Motherwort Injection for Preventing Postpartum Hemorrhage in Women with Vaginal Delivery: A Systematic Review and Meta-Analysis of Randomized Evidence.Evid Based Complement Alternat Med 2019; 2019:1803876EB
Motherwort injection, a common traditional Chinese medicine, is widely used for the prevention of postpartum hemorrhage (PPH), which has been found to be potential benefit in clinical practice.
This study aimed to conduct a rigorous systematic review of randomized evidence to offer a comprehensive overview regarding the efficacy and safety of motherwort injection in maternal women with virginal delivery.

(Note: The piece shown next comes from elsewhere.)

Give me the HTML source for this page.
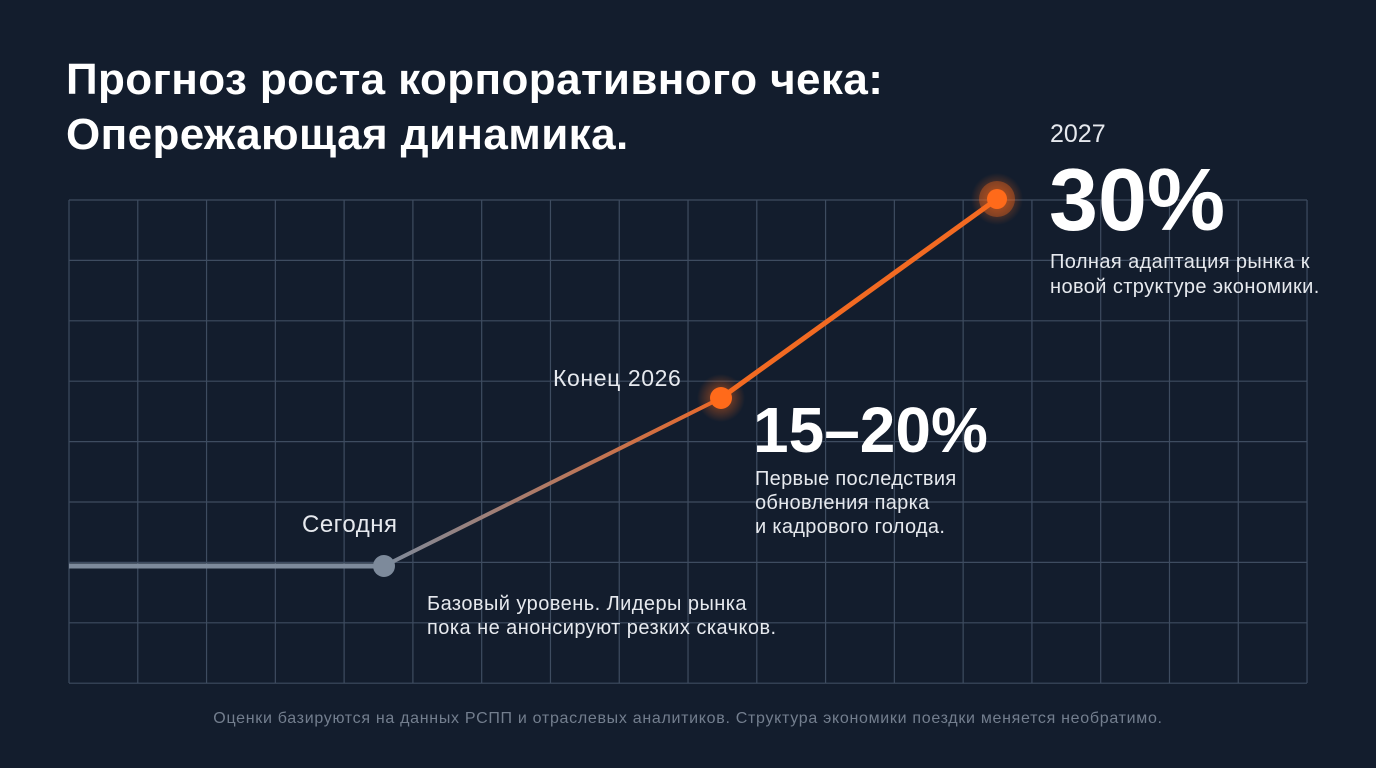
<!DOCTYPE html>
<html><head><meta charset="utf-8"><style>
html,body{margin:0;padding:0;}
body{width:1376px;height:768px;background:#131d2d;position:relative;overflow:hidden;font-family:"Liberation Sans",sans-serif;color:#fff;}
.t{position:absolute;white-space:nowrap;}
</style></head><body>
<svg width="1376" height="768" style="position:absolute;left:0;top:0">
<defs>
<linearGradient id="g" x1="384" y1="0" x2="721" y2="0" gradientUnits="userSpaceOnUse">
<stop offset="0" stop-color="#7d8a9b"/><stop offset="1" stop-color="#e8682a"/></linearGradient>
<radialGradient id="glow"><stop offset="0" stop-color="#ff6a1a" stop-opacity="0.6"/><stop offset="1" stop-color="#ff6a1a" stop-opacity="0"/></radialGradient>
</defs>
<g stroke="#3e4c60" stroke-width="1.2">
<line x1="69" y1="200" x2="1307" y2="200"/><line x1="69" y1="260.4" x2="1307" y2="260.4"/><line x1="69" y1="320.8" x2="1307" y2="320.8"/><line x1="69" y1="381.2" x2="1307" y2="381.2"/><line x1="69" y1="441.6" x2="1307" y2="441.6"/><line x1="69" y1="502" x2="1307" y2="502"/><line x1="69" y1="562.4" x2="1307" y2="562.4"/><line x1="69" y1="622.8" x2="1307" y2="622.8"/><line x1="69" y1="683.2" x2="1307" y2="683.2"/>
</g>
<g stroke="#3e4c60" stroke-width="1.2" id="v"></g>
<script>
var v=document.getElementById('v');for(var i=0;i<=18;i++){var x=69+i*68.78;var l=document.createElementNS('http://www.w3.org/2000/svg','line');l.setAttribute('x1',x);l.setAttribute('x2',x);l.setAttribute('y1',200);l.setAttribute('y2',683);v.appendChild(l);}
</script>
<line x1="69" y1="566" x2="384" y2="566" stroke="#7d8a9b" stroke-width="5"/>
<line x1="384" y1="566" x2="721" y2="398" stroke="url(#g)" stroke-width="4"/>
<line x1="721" y1="398" x2="997" y2="199" stroke="#f26a22" stroke-width="5"/>
<circle cx="384" cy="566" r="11" fill="#7d8a9b"/>
<circle cx="721" cy="398" r="24" fill="url(#glow)"/>
<circle cx="721" cy="398" r="11" fill="#ff6a1a"/>
<circle cx="997" cy="199" r="26" fill="url(#glow)"/>
<circle cx="997" cy="199" r="18" fill="#ff6a1a" opacity="0.35"/>
<circle cx="997" cy="199" r="10" fill="#ff6a1a"/>
</svg>
<div class="t" style="left:66px;top:52px;font-size:44px;font-weight:bold;line-height:55px;letter-spacing:0.4px;">Прогноз роста корпоративного чека:<br>Опережающая динамика.</div>
<div class="t" style="left:1050px;top:120px;font-size:25px;color:#e6e9ee;">2027</div>
<div class="t" style="left:1049px;top:150px;font-size:88px;font-weight:bold;line-height:100px;">30%</div>
<div class="t" style="left:1050px;top:250px;font-size:20px;line-height:25px;letter-spacing:0.4px;color:#e6e9ee;">Полная адаптация рынка к<br>новой структуре экономики.</div>
<div class="t" style="left:553px;top:365px;font-size:23px;letter-spacing:0.6px;color:#e6e9ee;">Конец 2026</div>
<div class="t" style="left:753px;top:392px;font-size:64px;font-weight:bold;line-height:76px;">15–20%</div>
<div class="t" style="left:755px;top:467px;font-size:20px;line-height:24px;letter-spacing:0.3px;color:#e6e9ee;">Первые последствия<br>обновления парка<br>и кадрового голода.</div>
<div class="t" style="left:302px;top:511px;font-size:24px;letter-spacing:0.5px;color:#e6e9ee;">Сегодня</div>
<div class="t" style="left:427px;top:592px;font-size:20px;line-height:24px;letter-spacing:0.45px;color:#e6e9ee;">Базовый уровень. Лидеры рынка<br>пока не анонсируют резких скачков.</div>
<div class="t" style="left:0;width:1376px;text-align:center;top:710px;font-size:16px;letter-spacing:0.7px;color:#737e8e;">Оценки базируются на данных РСПП и отраслевых аналитиков. Структура экономики поездки меняется необратимо.</div>
</body></html>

We included all randomized controlled trials involving pregnant women in vaginal delivery comparing motherwort injection or combination of motherwort injection and oxytocin with oxytocin alone for preventing postpartum hemorrhage. Paired reviewers independently screened citations, assessed risk of bias, and extracted data. Random-effects model by Mantel-Haenszal method was applied to pool the data. Predefined subgroup analyses and sensitivity analyses were conducted to explore the heterogeneity and robustness of results. The GRADE approach was used to rate the quality of evidence.
37 randomized controlled trials involving 7887 participants were included, all of which were at moderate to high risk of bias. Meta-analyses of eight trials showed no significant difference in blood loss and PPH events between oxytocin versus motherwort injection (very low quality). However, pooling of 29 trials suggested a reduced risk of blood loss (within 2 hours: MD -55.06mL, 95% CI -84.06 to -26.06; within 24 hours: MD -85.57 mL, 95% CI -94.26 to -76.88, very low quality), PPH events (RR 0.29, 95% CI 0.21 to 0.39, low quality), and adverse events (Peto OR 0.53, 95% CI 0.40 to 0.70, very low quality) in participants treated with motherwort injection and oxytocin versus oxytocin alone.
The current evidence supports the suggestion that the additional use of motherwort injection on oxytocin had a preferable outcome. However, given that the evidence is not definitive with low quality, further careful designed and conducted randomized controlled trials in larger population are warranted to conform the effects.